**AIM**
Copy out the records in full, word for word, without pictures.

Rows from a dataset of charts and code:
-- START --

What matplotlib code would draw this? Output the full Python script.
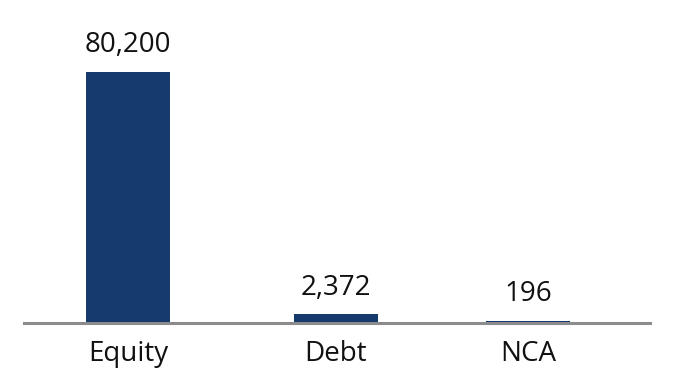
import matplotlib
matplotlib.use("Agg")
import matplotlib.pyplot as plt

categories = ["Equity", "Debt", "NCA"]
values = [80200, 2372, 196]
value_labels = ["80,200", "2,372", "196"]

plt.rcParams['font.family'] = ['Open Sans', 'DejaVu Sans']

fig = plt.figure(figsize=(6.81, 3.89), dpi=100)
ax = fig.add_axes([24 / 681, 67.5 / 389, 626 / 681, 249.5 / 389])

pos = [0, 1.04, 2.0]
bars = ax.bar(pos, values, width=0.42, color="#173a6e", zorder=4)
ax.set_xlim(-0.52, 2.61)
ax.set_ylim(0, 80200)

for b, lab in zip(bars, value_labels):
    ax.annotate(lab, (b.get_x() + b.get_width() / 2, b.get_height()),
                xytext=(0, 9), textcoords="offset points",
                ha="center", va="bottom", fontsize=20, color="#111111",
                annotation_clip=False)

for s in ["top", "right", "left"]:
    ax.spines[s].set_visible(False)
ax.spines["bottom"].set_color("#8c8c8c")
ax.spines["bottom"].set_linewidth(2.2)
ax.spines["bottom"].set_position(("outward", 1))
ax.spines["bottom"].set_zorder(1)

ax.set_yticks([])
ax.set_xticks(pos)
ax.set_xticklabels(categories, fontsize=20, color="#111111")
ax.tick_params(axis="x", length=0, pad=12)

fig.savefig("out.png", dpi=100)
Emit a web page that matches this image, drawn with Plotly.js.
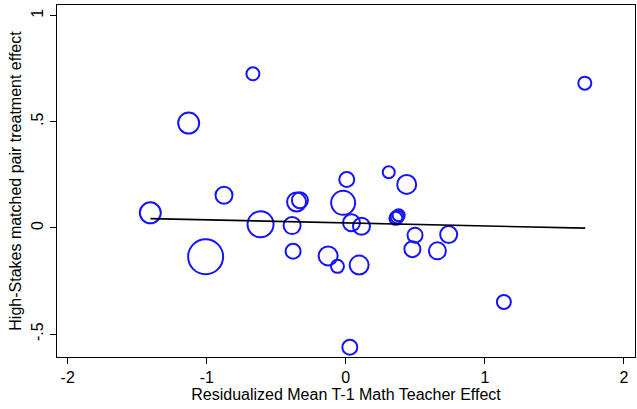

-- END --

**EXERCISE OUTPUT**
What matplotlib code would draw this? Output the full Python script.
import matplotlib
matplotlib.use("Agg")
import matplotlib.pyplot as plt

categories = ["Equity", "Debt", "NCA"]
values = [80200, 2372, 196]
value_labels = ["80,200", "2,372", "196"]

plt.rcParams['font.family'] = ['Open Sans', 'DejaVu Sans']

fig = plt.figure(figsize=(6.81, 3.89), dpi=100)
ax = fig.add_axes([24 / 681, 67.5 / 389, 626 / 681, 249.5 / 389])

pos = [0, 1.04, 2.0]
bars = ax.bar(pos, values, width=0.42, color="#173a6e", zorder=4)
ax.set_xlim(-0.52, 2.61)
ax.set_ylim(0, 80200)

for b, lab in zip(bars, value_labels):
    ax.annotate(lab, (b.get_x() + b.get_width() / 2, b.get_height()),
                xytext=(0, 9), textcoords="offset points",
                ha="center", va="bottom", fontsize=20, color="#111111",
                annotation_clip=False)

for s in ["top", "right", "left"]:
    ax.spines[s].set_visible(False)
ax.spines["bottom"].set_color("#8c8c8c")
ax.spines["bottom"].set_linewidth(2.2)
ax.spines["bottom"].set_position(("outward", 1))
ax.spines["bottom"].set_zorder(1)

ax.set_yticks([])
ax.set_xticks(pos)
ax.set_xticklabels(categories, fontsize=20, color="#111111")
ax.tick_params(axis="x", length=0, pad=12)

fig.savefig("out.png", dpi=100)
Emit a web page that matches this image, drawn with Plotly.js.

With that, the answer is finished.